▶ [WRITTEN REQUEST] Copy out the data below as written; omit any images.
---
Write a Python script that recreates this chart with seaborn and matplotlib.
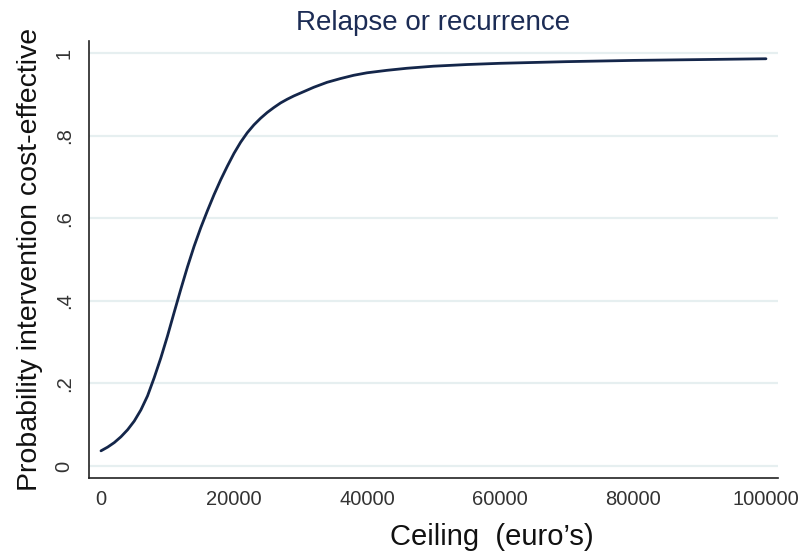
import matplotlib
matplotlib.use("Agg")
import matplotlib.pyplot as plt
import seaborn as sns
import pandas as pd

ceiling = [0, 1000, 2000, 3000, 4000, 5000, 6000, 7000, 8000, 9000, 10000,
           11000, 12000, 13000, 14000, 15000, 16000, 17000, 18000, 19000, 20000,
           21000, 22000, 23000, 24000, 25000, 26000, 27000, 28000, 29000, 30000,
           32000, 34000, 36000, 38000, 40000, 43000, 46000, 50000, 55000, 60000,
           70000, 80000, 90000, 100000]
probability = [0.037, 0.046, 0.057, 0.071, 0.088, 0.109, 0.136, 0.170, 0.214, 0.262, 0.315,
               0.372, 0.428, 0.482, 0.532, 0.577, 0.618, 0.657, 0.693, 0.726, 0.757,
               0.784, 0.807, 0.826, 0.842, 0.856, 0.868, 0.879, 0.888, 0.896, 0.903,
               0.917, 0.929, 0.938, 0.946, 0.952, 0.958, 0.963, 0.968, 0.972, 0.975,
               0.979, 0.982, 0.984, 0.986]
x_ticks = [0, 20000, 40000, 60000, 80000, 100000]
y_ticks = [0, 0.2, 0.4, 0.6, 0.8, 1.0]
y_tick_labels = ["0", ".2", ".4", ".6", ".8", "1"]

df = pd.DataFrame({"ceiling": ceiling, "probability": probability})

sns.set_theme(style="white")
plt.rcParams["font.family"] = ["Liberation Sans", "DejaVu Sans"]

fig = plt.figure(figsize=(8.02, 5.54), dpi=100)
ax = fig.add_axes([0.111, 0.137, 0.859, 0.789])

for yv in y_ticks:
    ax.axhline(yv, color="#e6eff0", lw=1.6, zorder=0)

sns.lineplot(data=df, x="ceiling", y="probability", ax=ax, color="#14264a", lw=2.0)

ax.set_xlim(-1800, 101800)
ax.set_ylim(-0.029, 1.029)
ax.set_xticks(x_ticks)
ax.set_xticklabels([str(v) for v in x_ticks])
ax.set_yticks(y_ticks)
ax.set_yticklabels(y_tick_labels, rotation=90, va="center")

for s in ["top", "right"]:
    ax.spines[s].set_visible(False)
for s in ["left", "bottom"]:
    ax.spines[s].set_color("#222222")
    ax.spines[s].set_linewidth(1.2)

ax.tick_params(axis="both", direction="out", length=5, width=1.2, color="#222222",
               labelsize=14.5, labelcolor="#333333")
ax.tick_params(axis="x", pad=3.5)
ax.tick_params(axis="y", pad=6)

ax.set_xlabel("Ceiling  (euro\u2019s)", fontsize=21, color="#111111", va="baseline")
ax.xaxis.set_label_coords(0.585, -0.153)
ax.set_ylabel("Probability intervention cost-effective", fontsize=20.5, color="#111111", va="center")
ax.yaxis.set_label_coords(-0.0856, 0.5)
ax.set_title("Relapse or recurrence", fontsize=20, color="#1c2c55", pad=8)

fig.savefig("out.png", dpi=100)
---
▶ [SOLUTION TO THE PROBLEM]
Write a Python script that recreates this chart with seaborn and matplotlib.
import matplotlib
matplotlib.use("Agg")
import matplotlib.pyplot as plt
import seaborn as sns
import pandas as pd

ceiling = [0, 1000, 2000, 3000, 4000, 5000, 6000, 7000, 8000, 9000, 10000,
           11000, 12000, 13000, 14000, 15000, 16000, 17000, 18000, 19000, 20000,
           21000, 22000, 23000, 24000, 25000, 26000, 27000, 28000, 29000, 30000,
           32000, 34000, 36000, 38000, 40000, 43000, 46000, 50000, 55000, 60000,
           70000, 80000, 90000, 100000]
probability = [0.037, 0.046, 0.057, 0.071, 0.088, 0.109, 0.136, 0.170, 0.214, 0.262, 0.315,
               0.372, 0.428, 0.482, 0.532, 0.577, 0.618, 0.657, 0.693, 0.726, 0.757,
               0.784, 0.807, 0.826, 0.842, 0.856, 0.868, 0.879, 0.888, 0.896, 0.903,
               0.917, 0.929, 0.938, 0.946, 0.952, 0.958, 0.963, 0.968, 0.972, 0.975,
               0.979, 0.982, 0.984, 0.986]
x_ticks = [0, 20000, 40000, 60000, 80000, 100000]
y_ticks = [0, 0.2, 0.4, 0.6, 0.8, 1.0]
y_tick_labels = ["0", ".2", ".4", ".6", ".8", "1"]

df = pd.DataFrame({"ceiling": ceiling, "probability": probability})

sns.set_theme(style="white")
plt.rcParams["font.family"] = ["Liberation Sans", "DejaVu Sans"]

fig = plt.figure(figsize=(8.02, 5.54), dpi=100)
ax = fig.add_axes([0.111, 0.137, 0.859, 0.789])

for yv in y_ticks:
    ax.axhline(yv, color="#e6eff0", lw=1.6, zorder=0)

sns.lineplot(data=df, x="ceiling", y="probability", ax=ax, color="#14264a", lw=2.0)

ax.set_xlim(-1800, 101800)
ax.set_ylim(-0.029, 1.029)
ax.set_xticks(x_ticks)
ax.set_xticklabels([str(v) for v in x_ticks])
ax.set_yticks(y_ticks)
ax.set_yticklabels(y_tick_labels, rotation=90, va="center")

for s in ["top", "right"]:
    ax.spines[s].set_visible(False)
for s in ["left", "bottom"]:
    ax.spines[s].set_color("#222222")
    ax.spines[s].set_linewidth(1.2)

ax.tick_params(axis="both", direction="out", length=5, width=1.2, color="#222222",
               labelsize=14.5, labelcolor="#333333")
ax.tick_params(axis="x", pad=3.5)
ax.tick_params(axis="y", pad=6)

ax.set_xlabel("Ceiling  (euro\u2019s)", fontsize=21, color="#111111", va="baseline")
ax.xaxis.set_label_coords(0.585, -0.153)
ax.set_ylabel("Probability intervention cost-effective", fontsize=20.5, color="#111111", va="center")
ax.yaxis.set_label_coords(-0.0856, 0.5)
ax.set_title("Relapse or recurrence", fontsize=20, color="#1c2c55", pad=8)

fig.savefig("out.png", dpi=100)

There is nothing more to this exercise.